Monday 19 September 2016

The Nye and Owen Show



The greatest of thinkers stand on the shoulders of giants. Owen Smith, it is fair to say, is not a great political thinker. Still, he tells us that he is standing on the shoulder of one the labour movement's giants. Debating with Jeremy Corbyn on television he said:

I want to be a force for good in the world. Therefore, you need to achieve power. Nye Bevan, my great hero, said it’s all about achieving and exercising power. I’ve devoted my life to that.
(Stolen from Left Foot Forward)

I'm a little confused about this, I must confess. Is the Nye Bevan being spoken about here the same Nye Bevan who said this?

The Right Wing of the Labour Party would rather see it fall into perpetual decline rather than abide by its democratic decisions.
What about this, given that people have been expelled from the Labour Party recently for saying far less barbed things?

That is why no amount of cajolery, and no attempts at ethical or social seduction, can eradicate from my heart a deep burning hatred for the Tory Party that inflicted those bitter experiences on me. So far as I am concerned they are lower than vermin.
 
Then there's this, a Bevan quote favoured by today's self-professed moderates, but in actual fact a neat statement of a basic of historical materialism:

Freedom is the by-product of economic surplus.
Let's face it, Nye Bevan would have been expelled from today's Labour Party. Because the Compliance Unit would know all too well who would be getting his vote.

Sunday 18 September 2016

Dispatch Dispatches

There are times when you can't escape realising how far your opinions lie from that dullest of social constructs that goes by the name of mainstream opinion. The current public notoreity of Momentum is a case in point.

Regular readers of this blog will be aware that my issue with Momentum, of which I am an active member, is that we are not left-wing enough. That is to say, we're not - at a national level - sufficiently resigned to the inevitability of fights within the Labour Party (still, in spite of it all, I hear hopes for 'Party unity' being expressed), and the need to organise to win these, and win them decisively. Nor are we doing nearly enough to form the new generation of activists which is likely to be the lasting legacy of the Corbyn surge.

A Momentum activist - still from tomorrow's documentary

Quite incredibly, it seems that the makers of Dispatches don't share this outlook. The programme, to be broadcast tomorrow, targets people I know and like. It also makes the bizarre claim that Momentum is a hotbed of Trotskyist entryists, an accusation from which the organisation alas distances itself. On the on hand, the claim is too ridiculous to warrant an answer; on the other, even if it were true, the Labour Party has always contained Marxists - starting with the plodding second internationalist Marxism of Hyndman's SDF, compared to which the AWL represent a distinct improvement.
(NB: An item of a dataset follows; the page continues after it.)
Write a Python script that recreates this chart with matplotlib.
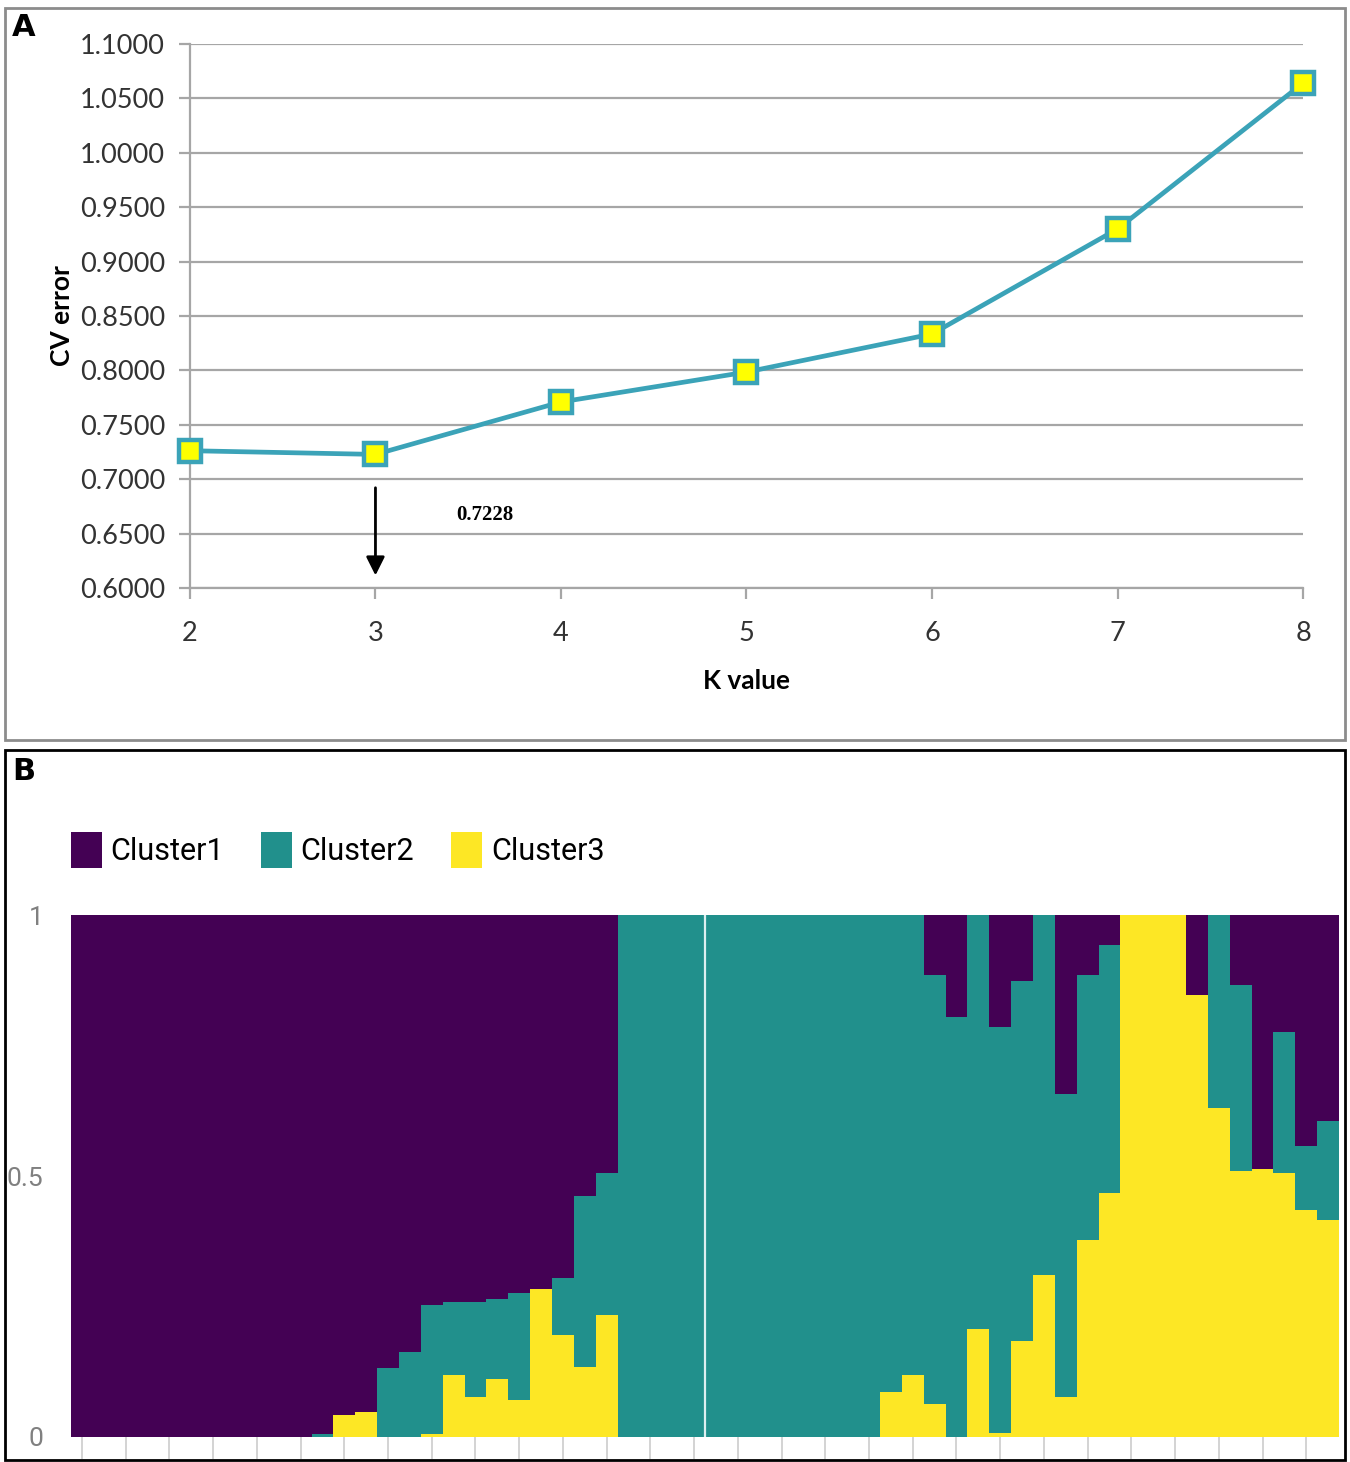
import numpy as np
import matplotlib.pyplot as plt
from matplotlib.patches import Patch, Rectangle

# Painel A: erro de validação cruzada por K
k_values = [2, 3, 4, 5, 6, 7, 8]
cv_error = [0.7262, 0.7228, 0.7710, 0.7985, 0.8335, 0.9300, 1.0640]

# Painel B: proporções de ancestralidade (K = 3), 58 indivíduos
cluster3 = [0, 0, 0, 0, 0, 0, 0, 0, 0, 0, 0, 0, 0.042, 0.048, 0, 0,
            0.005, 0.118, 0.077, 0.112, 0.070, 0.283, 0.195, 0.134, 0.233,
            0, 0, 0, 0, 0, 0, 0, 0, 0, 0, 0, 0,
            0.087, 0.118, 0.063, 0, 0.207, 0.007, 0.183, 0.310, 0.077, 0.377,
            0.467, 1.0, 1.0, 1.0, 0.847, 0.630, 0.510, 0.514, 0.505, 0.435, 0.416]
cluster2 = [0, 0, 0, 0, 0, 0, 0, 0, 0, 0, 0, 0.005, 0, 0, 0.132, 0.162,
            0.248, 0.140, 0.182, 0.153, 0.205, 0.0, 0.110, 0.327, 0.272,
            1, 1, 1, 1, 1, 1, 1, 1, 1, 1, 1, 1,
            0.913, 0.882, 0.823, 0.805, 0.793, 0.779, 0.690, 0.690, 0.581, 0.509,
            0.475, 0, 0, 0, 0, 0.370, 0.356, 0, 0.271, 0.122, 0.189]
cluster_names = ['Cluster1', 'Cluster2', 'Cluster3']
cluster_colors = ['#440154', '#21908C', '#FDE725']

c3 = np.array(cluster3)
c2 = np.array(cluster2)
c1 = 1 - c2 - c3
idx = np.arange(len(c3))

fig = plt.figure(figsize=(13.5, 14.62), dpi=100)

# ---------------- Painel A ----------------
axA = fig.add_axes([0.1407, 0.5978, 0.8245, 0.3721])
axA.plot(k_values, cv_error, color='#3BA3B8', lw=3.4, marker='s', markersize=16,
         markerfacecolor='#FFFF00', markeredgecolor='#3BA3B8', markeredgewidth=3.2, zorder=3,
         clip_on=False)
axA.set_xlim(2, 8)
axA.set_ylim(0.6, 1.1)
axA.set_yticks(np.arange(0.6, 1.1001, 0.05))
axA.set_yticklabels([f'{v:.4f}' for v in np.arange(0.6, 1.1001, 0.05)])
axA.set_xticks(k_values)
axA.grid(axis='y', color='#A6A6A6', lw=1.6)
axA.set_axisbelow(True)
for s in ['top', 'right']:
    axA.spines[s].set_visible(False)
for s in ['left', 'bottom']:
    axA.spines[s].set_color('#A6A6A6')
    axA.spines[s].set_linewidth(1.6)
axA.tick_params(axis='both', colors='#A6A6A6', width=1.6, length=8, labelcolor='#333333',
                labelsize=19.5)
axA.tick_params(axis='y', pad=10)
axA.tick_params(axis='x', pad=16)
for lab in axA.get_xticklabels() + axA.get_yticklabels():
    lab.set_family('Lato')
axA.set_ylabel('CV error', fontsize=19, fontweight='bold', family='Lato', labelpad=4)
axA.set_xlabel('K value', fontsize=19, fontweight='bold', family='Lato', labelpad=16)

axA.annotate('', xy=(3, 0.609), xytext=(3, 0.6947),
             arrowprops=dict(arrowstyle='-|>', color='black', lw=2, mutation_scale=28))
axA.text(3.59, 0.667, '0.7228', fontsize=15, fontweight='bold', family='Liberation Serif',
         ha='center', va='center')

# ---------------- Painel B ----------------
axB = fig.add_axes([0.0526, 0.0171, 0.9393, 0.3570])
axB.bar(idx, c3, width=1.0, color=cluster_colors[2], linewidth=0)
axB.bar(idx, c2, width=1.0, bottom=c3, color=cluster_colors[1], linewidth=0)
axB.bar(idx, c1, width=1.0, bottom=c3 + c2, color=cluster_colors[0], linewidth=0)
axB.axvline(28.5, color='#DDEFF0', lw=1.6)
axB.set_xlim(-0.5, len(c3) - 0.5)
axB.set_ylim(0, 1)
axB.set_xticks(idx[::2])
axB.set_xticklabels([])
axB.set_yticks([0, 0.5, 1])
axB.set_yticklabels(['0', '0.5', '1'])
axB.tick_params(axis='x', colors='#CCCCCC', length=16, width=1.2)
axB.tick_params(axis='y', length=0, pad=20, labelsize=19, labelcolor='#808080')
for lab in axB.get_yticklabels():
    lab.set_family('Roboto')
for s in axB.spines.values():
    s.set_visible(False)

handles = [Patch(facecolor=c, edgecolor='none') for c in cluster_colors]
axB.legend(handles, cluster_names, ncol=3, loc='lower left', bbox_to_anchor=(0.0, 1.09),
           frameon=False, handlelength=1.0, handleheight=1.45,
           handletextpad=0.3, columnspacing=1.2, borderpad=0, borderaxespad=0,
           prop={'family': 'Roboto', 'size': 22})

# molduras e letras dos painéis
fig.add_artist(Rectangle((5 / 1350, 1 - 740 / 1462), 1340 / 1350, 732 / 1462,
                         transform=fig.transFigure, fill=False, edgecolor='#8C8C8C', lw=2))
fig.add_artist(Rectangle((5 / 1350, 1 - 1460 / 1462), 1340 / 1350, 710 / 1462,
                         transform=fig.transFigure, fill=False, edgecolor='black', lw=2))
fig.text(12 / 1350, 1 - 28 / 1462, 'A', fontsize=22, fontweight='bold', va='center')
fig.text(12 / 1350, 1 - 771 / 1462, 'B', fontsize=22, fontweight='bold', va='center')

plt.savefig('out.png', dpi=100)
In fact your host here is a Marxist.

Still there is a comforting familiarity about journalists seeing Leon Trotsky lurking within every GC. This, at least, is standard issue reds-under-the-bed fare. Altogether more disturbing, albeit hardly without historical precedent, is the focus on  selections, deselections, and mandatory reselection.

I leave you with one question: since when is the ability of members of a political party to choose who represents that party in elections something sinister?

Saturday 3 September 2016

Shadow Cabinet Elections

On a day when the forces of entitlement scorned took to the streets to articulate the demand of Brecht's Writers' Union that we dissolve the people and elect another, I should start by saying that I am heartily in favour of democracy. One of the many problems with capitalism, whether run from Brussels or London, is that it is not nearly democratic enough.

So, then, I support the demand of some Labour MPs to restore Shadow Cabinet elections, right? Well, as it happens, no. At least not in the terms in which they're being requested.



The internal democracy of the Labour Party is about the democracy of a movement or it is a hollow sham. The Labour Party I am interested in being a member of is about the political representation of a mass of working people and their allies, not least as organised in trade unions. Labour MPs matter in as much as they are the parliamentary expression of this movement, but they are not the Labour Party. We are, all of us.

In the heady days of the late 70s and early 80s, the Labour Left supported Shadow Cabinet elections in combination with a raft of measures designed to secure the accountability of the PLP to the wider Party and the election of the leader by the entire Party. Subsequent history has brought us a situation in which there are no Shadow Cabinet elections, the PLP is packed full of MPs more right-wing than the Party at large, and yet Jeremy Corbyn is - and in all likelihood will still be at the end of the month - Labour leader. In this context the demand for the PLP to elect the Shadow Cabinet is not a democratic demand. It is all about a right-wing PLP blocking the ability of a leader supported by the mass membership to implement policies supported by that membership. And it should be opposed.

However, electing the Shadow Cabinet isn't a bad idea in itself. Why not allow every member of the Labour Party and its affiliates to participate, holding elections at the same time as NEC elections?